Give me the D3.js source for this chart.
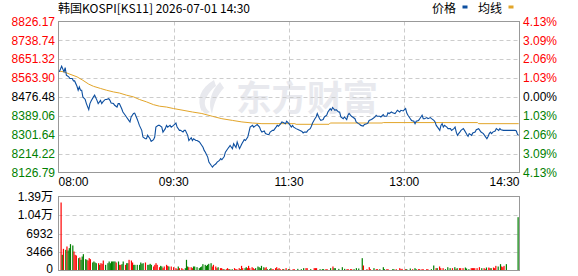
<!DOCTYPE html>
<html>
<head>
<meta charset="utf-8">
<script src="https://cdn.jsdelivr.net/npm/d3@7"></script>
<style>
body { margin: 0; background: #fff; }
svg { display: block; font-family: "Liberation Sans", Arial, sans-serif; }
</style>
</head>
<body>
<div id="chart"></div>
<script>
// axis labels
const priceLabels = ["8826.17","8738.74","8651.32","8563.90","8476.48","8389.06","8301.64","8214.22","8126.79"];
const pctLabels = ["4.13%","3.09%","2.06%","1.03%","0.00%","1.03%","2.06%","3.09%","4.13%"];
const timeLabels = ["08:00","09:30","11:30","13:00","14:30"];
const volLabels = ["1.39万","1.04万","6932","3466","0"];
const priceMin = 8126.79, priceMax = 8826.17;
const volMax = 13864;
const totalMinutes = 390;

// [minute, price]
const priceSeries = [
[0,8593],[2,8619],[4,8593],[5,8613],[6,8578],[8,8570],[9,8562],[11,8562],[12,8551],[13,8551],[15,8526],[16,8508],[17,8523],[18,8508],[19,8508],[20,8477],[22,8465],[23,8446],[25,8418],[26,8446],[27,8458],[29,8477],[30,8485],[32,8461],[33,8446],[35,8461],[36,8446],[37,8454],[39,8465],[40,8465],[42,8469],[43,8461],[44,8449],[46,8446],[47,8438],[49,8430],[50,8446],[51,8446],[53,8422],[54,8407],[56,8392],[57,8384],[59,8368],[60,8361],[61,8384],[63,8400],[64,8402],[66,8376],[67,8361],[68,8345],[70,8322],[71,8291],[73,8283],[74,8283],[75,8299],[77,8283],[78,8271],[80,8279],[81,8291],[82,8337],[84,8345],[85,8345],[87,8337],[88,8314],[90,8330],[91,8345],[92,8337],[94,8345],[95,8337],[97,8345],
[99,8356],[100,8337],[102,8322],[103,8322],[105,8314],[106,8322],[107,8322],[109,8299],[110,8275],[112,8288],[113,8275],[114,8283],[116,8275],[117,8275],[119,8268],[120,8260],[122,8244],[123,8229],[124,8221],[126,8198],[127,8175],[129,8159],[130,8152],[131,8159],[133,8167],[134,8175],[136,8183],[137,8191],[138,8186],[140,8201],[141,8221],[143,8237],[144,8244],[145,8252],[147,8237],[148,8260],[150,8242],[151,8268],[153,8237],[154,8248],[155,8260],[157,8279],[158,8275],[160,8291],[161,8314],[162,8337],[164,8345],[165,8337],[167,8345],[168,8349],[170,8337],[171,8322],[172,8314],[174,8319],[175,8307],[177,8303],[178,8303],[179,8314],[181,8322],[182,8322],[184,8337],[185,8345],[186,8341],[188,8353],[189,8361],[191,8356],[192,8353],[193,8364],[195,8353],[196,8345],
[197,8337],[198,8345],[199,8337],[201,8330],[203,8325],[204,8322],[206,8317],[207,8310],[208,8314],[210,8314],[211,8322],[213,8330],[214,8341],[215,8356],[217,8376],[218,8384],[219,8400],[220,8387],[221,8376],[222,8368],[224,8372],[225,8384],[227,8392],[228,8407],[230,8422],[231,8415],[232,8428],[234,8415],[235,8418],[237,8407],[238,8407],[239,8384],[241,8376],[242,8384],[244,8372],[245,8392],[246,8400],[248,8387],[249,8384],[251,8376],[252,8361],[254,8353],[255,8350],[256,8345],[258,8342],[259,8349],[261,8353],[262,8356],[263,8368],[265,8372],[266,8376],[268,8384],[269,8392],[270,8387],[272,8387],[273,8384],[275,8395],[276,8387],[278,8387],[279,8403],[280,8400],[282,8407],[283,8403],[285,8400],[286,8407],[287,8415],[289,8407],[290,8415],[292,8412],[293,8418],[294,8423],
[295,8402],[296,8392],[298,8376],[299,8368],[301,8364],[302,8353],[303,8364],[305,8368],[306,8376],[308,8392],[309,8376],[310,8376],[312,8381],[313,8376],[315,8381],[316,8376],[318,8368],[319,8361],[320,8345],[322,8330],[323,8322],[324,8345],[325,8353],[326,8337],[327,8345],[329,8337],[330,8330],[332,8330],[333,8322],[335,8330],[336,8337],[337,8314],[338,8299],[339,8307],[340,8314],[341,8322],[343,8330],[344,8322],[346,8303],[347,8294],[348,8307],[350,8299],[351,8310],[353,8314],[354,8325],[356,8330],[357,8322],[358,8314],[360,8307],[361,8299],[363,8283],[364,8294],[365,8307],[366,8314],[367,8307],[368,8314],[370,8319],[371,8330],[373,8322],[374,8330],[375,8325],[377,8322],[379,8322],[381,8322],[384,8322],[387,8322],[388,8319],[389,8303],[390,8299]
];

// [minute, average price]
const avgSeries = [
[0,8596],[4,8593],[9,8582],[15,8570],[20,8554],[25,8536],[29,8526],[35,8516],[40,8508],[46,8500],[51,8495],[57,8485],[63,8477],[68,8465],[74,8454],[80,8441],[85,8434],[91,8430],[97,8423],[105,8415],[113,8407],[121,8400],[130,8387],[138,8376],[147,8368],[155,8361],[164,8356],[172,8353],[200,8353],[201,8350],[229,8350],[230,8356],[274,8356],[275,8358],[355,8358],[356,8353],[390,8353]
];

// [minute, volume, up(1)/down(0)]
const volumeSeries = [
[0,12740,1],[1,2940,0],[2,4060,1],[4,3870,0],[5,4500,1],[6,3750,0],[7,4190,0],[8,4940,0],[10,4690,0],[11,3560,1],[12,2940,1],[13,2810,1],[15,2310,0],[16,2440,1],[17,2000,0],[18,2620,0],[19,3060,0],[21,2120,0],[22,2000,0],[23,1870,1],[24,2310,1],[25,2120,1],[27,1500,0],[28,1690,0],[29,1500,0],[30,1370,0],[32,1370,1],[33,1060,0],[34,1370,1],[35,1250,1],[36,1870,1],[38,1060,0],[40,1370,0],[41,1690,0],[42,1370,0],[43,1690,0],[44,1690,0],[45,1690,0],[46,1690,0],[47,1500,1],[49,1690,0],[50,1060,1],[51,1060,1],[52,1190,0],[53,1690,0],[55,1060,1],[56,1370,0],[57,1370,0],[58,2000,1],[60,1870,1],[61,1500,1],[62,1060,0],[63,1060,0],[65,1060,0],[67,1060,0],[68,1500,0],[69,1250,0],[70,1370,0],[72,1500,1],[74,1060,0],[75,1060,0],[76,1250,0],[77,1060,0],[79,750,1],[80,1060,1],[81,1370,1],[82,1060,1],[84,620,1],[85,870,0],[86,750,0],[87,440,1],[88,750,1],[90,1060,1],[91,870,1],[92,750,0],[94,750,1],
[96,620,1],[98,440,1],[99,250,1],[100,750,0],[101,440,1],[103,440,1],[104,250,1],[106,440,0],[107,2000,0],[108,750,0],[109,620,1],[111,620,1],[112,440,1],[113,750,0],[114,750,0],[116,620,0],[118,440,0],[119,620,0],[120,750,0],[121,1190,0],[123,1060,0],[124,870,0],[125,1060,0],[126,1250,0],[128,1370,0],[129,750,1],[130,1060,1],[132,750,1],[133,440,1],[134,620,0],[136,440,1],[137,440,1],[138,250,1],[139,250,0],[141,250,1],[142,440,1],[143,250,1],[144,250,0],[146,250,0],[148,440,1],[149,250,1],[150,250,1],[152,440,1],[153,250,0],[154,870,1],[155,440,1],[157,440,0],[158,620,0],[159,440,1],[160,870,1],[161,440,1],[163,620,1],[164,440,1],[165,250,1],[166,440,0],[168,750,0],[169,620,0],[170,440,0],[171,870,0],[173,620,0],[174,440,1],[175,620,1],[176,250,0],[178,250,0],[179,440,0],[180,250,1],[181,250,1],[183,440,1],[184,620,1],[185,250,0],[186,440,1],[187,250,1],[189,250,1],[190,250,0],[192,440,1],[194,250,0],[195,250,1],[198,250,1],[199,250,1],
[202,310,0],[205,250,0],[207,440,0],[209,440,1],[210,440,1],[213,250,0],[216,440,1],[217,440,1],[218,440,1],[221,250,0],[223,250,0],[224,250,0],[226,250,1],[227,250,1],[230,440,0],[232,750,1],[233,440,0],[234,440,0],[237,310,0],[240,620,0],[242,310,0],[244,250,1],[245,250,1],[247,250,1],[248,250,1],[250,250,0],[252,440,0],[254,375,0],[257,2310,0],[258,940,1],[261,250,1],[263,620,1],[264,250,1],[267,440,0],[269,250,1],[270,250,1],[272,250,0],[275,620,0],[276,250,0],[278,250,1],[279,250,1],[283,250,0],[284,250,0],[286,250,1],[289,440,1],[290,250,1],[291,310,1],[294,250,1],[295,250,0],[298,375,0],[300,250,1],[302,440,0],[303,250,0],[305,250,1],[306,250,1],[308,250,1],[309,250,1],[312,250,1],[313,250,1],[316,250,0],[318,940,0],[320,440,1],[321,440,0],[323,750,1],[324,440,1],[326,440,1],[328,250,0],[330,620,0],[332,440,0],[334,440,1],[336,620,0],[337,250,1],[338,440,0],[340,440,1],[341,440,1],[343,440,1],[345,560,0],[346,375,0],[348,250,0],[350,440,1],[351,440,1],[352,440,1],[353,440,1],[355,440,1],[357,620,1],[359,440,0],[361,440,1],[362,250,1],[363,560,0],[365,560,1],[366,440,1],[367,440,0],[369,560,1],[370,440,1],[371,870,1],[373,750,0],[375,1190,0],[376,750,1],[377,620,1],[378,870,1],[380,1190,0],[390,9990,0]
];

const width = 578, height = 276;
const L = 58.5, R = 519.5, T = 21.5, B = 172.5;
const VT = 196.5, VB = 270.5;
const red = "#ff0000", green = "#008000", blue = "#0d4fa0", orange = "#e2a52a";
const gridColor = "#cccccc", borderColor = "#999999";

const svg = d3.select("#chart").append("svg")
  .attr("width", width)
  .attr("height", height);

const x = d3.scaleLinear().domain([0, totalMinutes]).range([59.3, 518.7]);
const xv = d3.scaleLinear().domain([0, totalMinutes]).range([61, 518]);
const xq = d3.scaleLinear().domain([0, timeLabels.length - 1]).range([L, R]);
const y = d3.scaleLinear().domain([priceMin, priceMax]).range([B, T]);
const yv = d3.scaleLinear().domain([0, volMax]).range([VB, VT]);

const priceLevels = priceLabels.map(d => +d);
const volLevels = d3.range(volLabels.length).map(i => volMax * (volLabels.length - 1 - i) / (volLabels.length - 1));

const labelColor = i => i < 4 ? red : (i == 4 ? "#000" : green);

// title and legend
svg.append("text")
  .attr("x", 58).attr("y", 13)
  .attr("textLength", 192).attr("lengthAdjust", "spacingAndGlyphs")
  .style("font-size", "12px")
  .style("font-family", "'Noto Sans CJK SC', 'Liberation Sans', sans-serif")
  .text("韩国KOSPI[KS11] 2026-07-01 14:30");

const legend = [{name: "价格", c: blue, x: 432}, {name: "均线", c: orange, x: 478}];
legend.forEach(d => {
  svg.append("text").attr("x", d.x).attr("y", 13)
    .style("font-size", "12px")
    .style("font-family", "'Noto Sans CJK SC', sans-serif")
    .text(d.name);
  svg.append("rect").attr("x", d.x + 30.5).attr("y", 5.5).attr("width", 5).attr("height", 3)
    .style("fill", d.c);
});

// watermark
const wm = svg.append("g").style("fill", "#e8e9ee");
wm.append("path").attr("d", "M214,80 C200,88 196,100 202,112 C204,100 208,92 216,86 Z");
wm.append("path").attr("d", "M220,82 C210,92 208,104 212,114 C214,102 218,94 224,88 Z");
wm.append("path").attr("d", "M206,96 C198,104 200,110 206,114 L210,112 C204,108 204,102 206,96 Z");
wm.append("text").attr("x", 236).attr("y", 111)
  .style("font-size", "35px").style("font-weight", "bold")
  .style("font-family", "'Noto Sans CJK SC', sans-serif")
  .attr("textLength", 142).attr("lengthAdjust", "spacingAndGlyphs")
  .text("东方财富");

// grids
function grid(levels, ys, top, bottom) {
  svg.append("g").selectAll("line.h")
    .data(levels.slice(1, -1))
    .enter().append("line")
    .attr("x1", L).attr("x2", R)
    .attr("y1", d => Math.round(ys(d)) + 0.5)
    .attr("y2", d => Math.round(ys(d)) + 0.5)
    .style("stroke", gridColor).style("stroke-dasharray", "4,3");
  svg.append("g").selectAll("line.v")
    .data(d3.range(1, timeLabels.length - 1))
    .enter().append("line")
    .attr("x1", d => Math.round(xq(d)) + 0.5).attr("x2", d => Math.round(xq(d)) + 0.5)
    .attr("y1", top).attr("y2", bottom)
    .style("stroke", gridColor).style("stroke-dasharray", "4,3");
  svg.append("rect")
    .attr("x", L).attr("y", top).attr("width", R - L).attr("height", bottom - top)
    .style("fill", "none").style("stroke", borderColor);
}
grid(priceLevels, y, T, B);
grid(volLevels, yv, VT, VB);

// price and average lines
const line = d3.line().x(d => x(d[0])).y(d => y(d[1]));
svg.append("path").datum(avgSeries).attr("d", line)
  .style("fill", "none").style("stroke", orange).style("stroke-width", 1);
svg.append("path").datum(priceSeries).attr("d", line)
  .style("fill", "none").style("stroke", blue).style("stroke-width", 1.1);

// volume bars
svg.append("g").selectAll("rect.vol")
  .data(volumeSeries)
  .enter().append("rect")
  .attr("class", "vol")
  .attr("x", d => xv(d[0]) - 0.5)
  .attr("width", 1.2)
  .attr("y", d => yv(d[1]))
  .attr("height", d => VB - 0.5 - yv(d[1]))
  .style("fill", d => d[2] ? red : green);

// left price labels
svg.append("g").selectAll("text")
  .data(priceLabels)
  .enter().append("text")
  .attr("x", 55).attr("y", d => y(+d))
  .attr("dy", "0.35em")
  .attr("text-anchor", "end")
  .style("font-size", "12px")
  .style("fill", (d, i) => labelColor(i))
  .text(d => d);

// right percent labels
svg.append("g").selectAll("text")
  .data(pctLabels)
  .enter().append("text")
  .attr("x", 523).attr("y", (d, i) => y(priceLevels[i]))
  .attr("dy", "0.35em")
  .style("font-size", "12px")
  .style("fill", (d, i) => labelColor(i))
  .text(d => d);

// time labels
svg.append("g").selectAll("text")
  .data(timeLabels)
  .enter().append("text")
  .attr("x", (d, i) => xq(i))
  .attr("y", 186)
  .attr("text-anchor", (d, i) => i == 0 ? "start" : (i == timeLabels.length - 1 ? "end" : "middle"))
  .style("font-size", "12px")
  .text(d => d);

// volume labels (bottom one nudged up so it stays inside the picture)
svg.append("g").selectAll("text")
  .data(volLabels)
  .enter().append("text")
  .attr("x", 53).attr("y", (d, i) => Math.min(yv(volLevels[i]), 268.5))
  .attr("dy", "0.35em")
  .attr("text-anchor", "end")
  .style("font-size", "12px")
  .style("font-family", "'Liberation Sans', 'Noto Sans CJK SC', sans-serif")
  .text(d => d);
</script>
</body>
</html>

= = =

→ **Exercise description**:
Repeat, with no pictures, each line from the beginning of the data through the line containing "const totalMinutes = 390;", inclusive.

→ **Exercise output**:
Give me the D3.js source for this chart.
<!DOCTYPE html>
<html>
<head>
<meta charset="utf-8">
<script src="https://cdn.jsdelivr.net/npm/d3@7"></script>
<style>
body { margin: 0; background: #fff; }
svg { display: block; font-family: "Liberation Sans", Arial, sans-serif; }
</style>
</head>
<body>
<div id="chart"></div>
<script>
// axis labels
const priceLabels = ["8826.17","8738.74","8651.32","8563.90","8476.48","8389.06","8301.64","8214.22","8126.79"];
const pctLabels = ["4.13%","3.09%","2.06%","1.03%","0.00%","1.03%","2.06%","3.09%","4.13%"];
const timeLabels = ["08:00","09:30","11:30","13:00","14:30"];
const volLabels = ["1.39万","1.04万","6932","3466","0"];
const priceMin = 8126.79, priceMax = 8826.17;
const volMax = 13864;
const totalMinutes = 390;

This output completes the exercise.